Work out how many lines contain "this". Reply with the count alone.

————————

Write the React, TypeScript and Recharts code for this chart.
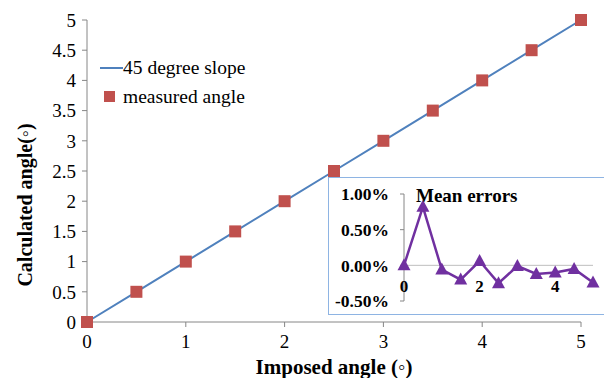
import React from 'react';
import {
  ComposedChart,
  LineChart,
  Line,
  XAxis,
  YAxis,
  ReferenceLine,
  ReferenceDot,
} from 'recharts';

// main chart
const imposed = [0, 0.5, 1, 1.5, 2, 2.5, 3, 3.5, 4, 4.5, 5];
const slope = [0, 0.5, 1, 1.5, 2, 2.5, 3, 3.5, 4, 4.5, 5];
const measured = [0, 0.5, 1, 1.5, 2, 2.5, 3, 3.5, 4, 4.5, 5];
const xTicks = [0, 1, 2, 3, 4, 5];
const yTicks = [0, 0.5, 1, 1.5, 2, 2.5, 3, 3.5, 4, 4.5, 5];

// inset: mean errors (%)
const meanErrors = [0, 0.82, -0.06, -0.2, 0.06, -0.25, -0.01, -0.12, -0.1, -0.05, -0.24];
const insetYTicks = [-0.5, 0, 0.5, 1];
const insetXTicks = [0, 2, 4];

const SERIF = '"Liberation Serif", "Times New Roman", Times, serif';
const AXIS = '#868686';
const BLUE = '#4F81BD';
const RED = '#C0504D';
const PURPLE = '#7030A0';

const mainData = imposed.map((x, i) => ({ x, slope: slope[i], measured: measured[i] }));
const insetData = imposed.map((x, i) => ({ x, err: meanErrors[i] }));

const Square = (props: any) => {
  const { cx, cy } = props;
  if (cx == null || cy == null) return null;
  return <rect x={cx - 6} y={cy - 6} width={12} height={12} fill={RED} />;
};

const Triangle = (props: any) => {
  const { cx, cy } = props;
  if (cx == null || cy == null) return null;
  return <path d={`M${cx},${cy - 7} L${cx + 6.5},${cy + 5} L${cx - 6.5},${cy + 5} Z`} fill={PURPLE} />;
};

function LegendBox() {
  return (
    <div
      style={{
        position: 'absolute',
        left: 100,
        top: 53,
        fontFamily: SERIF,
        fontSize: 19.5,
        color: '#000',
        lineHeight: '29px',
        background: '#fff',
        paddingRight: 8,
      }}
    >
      <div style={{ display: 'flex', alignItems: 'center' }}>
        <span style={{ width: 23, height: 2, background: BLUE, display: 'inline-block' }} />
        <span>45 degree slope</span>
      </div>
      <div style={{ display: 'flex', alignItems: 'center' }}>
        <span style={{ width: 11, height: 11, background: RED, display: 'inline-block', margin: '0 8px 0 4px' }} />
        <span>measured angle</span>
      </div>
    </div>
  );
}

export default function App() {
  return (
    <div style={{ position: 'fixed', left: 0, top: 0, width: 604, height: 378, overflow: 'hidden', background: '#fff' }}>
      <ComposedChart
        width={604}
        height={378}
        data={mainData}
        margin={{ top: 20, right: 23, left: 0, bottom: 0 }}
        style={{ fontFamily: SERIF }}
      >
        <XAxis
          dataKey="x"
          type="number"
          domain={[0, 5]}
          ticks={xTicks}
          height={56}
          stroke={AXIS}
          tickSize={5}
          tick={{ fill: '#000', fontFamily: SERIF, fontSize: 19, dy: 6 }}
        />
        <YAxis
          type="number"
          domain={[0, 5]}
          ticks={yTicks}
          width={87}
          stroke={AXIS}
          tickSize={5}
          tick={{ fill: '#000', fontFamily: SERIF, fontSize: 19, dx: -4 }}
        />
        <Line
          dataKey="slope"
          stroke={BLUE}
          strokeWidth={2}
          dot={false}
          isAnimationActive={false}
        />
        <Line
          dataKey="measured"
          stroke="none"
          dot={<Square />}
          activeDot={false}
          isAnimationActive={false}
        />
      </ComposedChart>

      <LegendBox />

      <div
        style={{
          position: 'absolute',
          left: 25,
          top: 205,
          transform: 'translate(-50%, -50%) rotate(-90deg)',
          fontFamily: SERIF,
          fontWeight: 'bold',
          fontSize: 20,
          whiteSpace: 'nowrap',
          color: '#000',
        }}
      >
        Calculated angle(◦)
      </div>
      <div
        style={{
          position: 'absolute',
          left: 334,
          top: 367,
          transform: 'translate(-50%, -50%)',
          fontFamily: SERIF,
          fontWeight: 'bold',
          fontSize: 21,
          whiteSpace: 'nowrap',
          color: '#000',
        }}
      >
        Imposed angle (◦)
      </div>

      <div
        style={{
          position: 'absolute',
          left: 328,
          top: 177,
          width: 290,
          height: 138,
          border: '1.5px solid #8EB4E3',
          background: '#fff',
          boxSizing: 'border-box',
        }}
      >
        <LineChart
          width={276}
          height={135}
          data={insetData}
          margin={{ top: 16, right: 12, left: 0, bottom: 12 }}
          style={{ fontFamily: SERIF }}
        >
          <XAxis dataKey="x" type="number" domain={[0, 5]} hide />
          <YAxis
            type="number"
            domain={[-0.5, 1]}
            ticks={insetYTicks}
            width={75}
            stroke={AXIS}
            tickSize={4}
            tickFormatter={(v: number) => `${v.toFixed(2)}%`}
            tick={{ fill: '#000', fontFamily: SERIF, fontSize: 17.5, fontWeight: 'bold', dx: -9 }}
          />
          <ReferenceLine y={0} stroke="#BFBFBF" />
          {insetXTicks.map((t) => (
            <ReferenceDot
              key={t}
              x={t}
              y={0}
              r={0}
              stroke="none"
              label={{
                value: String(t),
                position: 'bottom',
                offset: 15,
                fill: '#000',
                fontFamily: SERIF,
                fontSize: 17,
                fontWeight: 'bold',
              }}
            />
          ))}
          <Line
            dataKey="err"
            stroke={PURPLE}
            strokeWidth={2.5}
            dot={<Triangle />}
            activeDot={false}
            isAnimationActive={false}
          />
        </LineChart>
        <div
          style={{
            position: 'absolute',
            left: 87,
            top: 7,
            fontFamily: SERIF,
            fontWeight: 'bold',
            fontSize: 19,
            color: '#000',
          }}
        >
          Mean errors
        </div>
      </div>
    </div>
  );
}
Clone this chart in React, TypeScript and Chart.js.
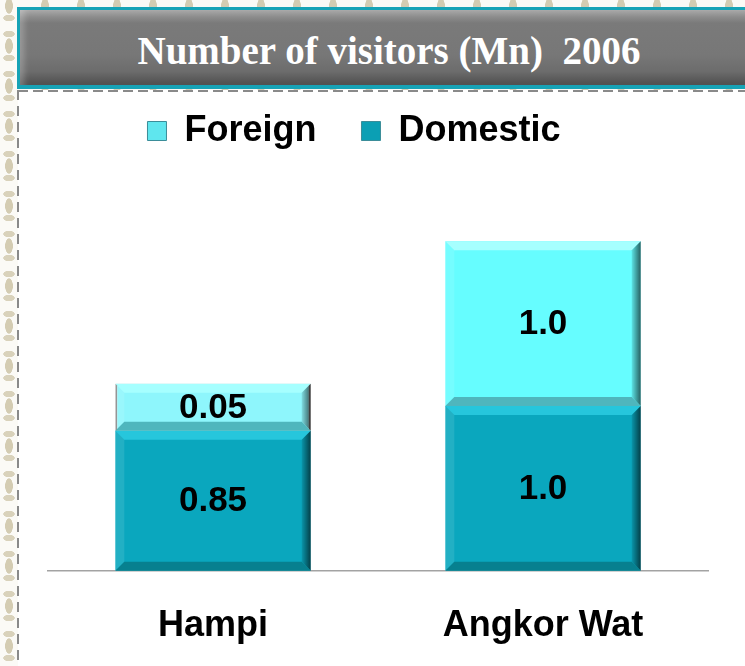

————————

- _EXERCISE ANSWER_:
2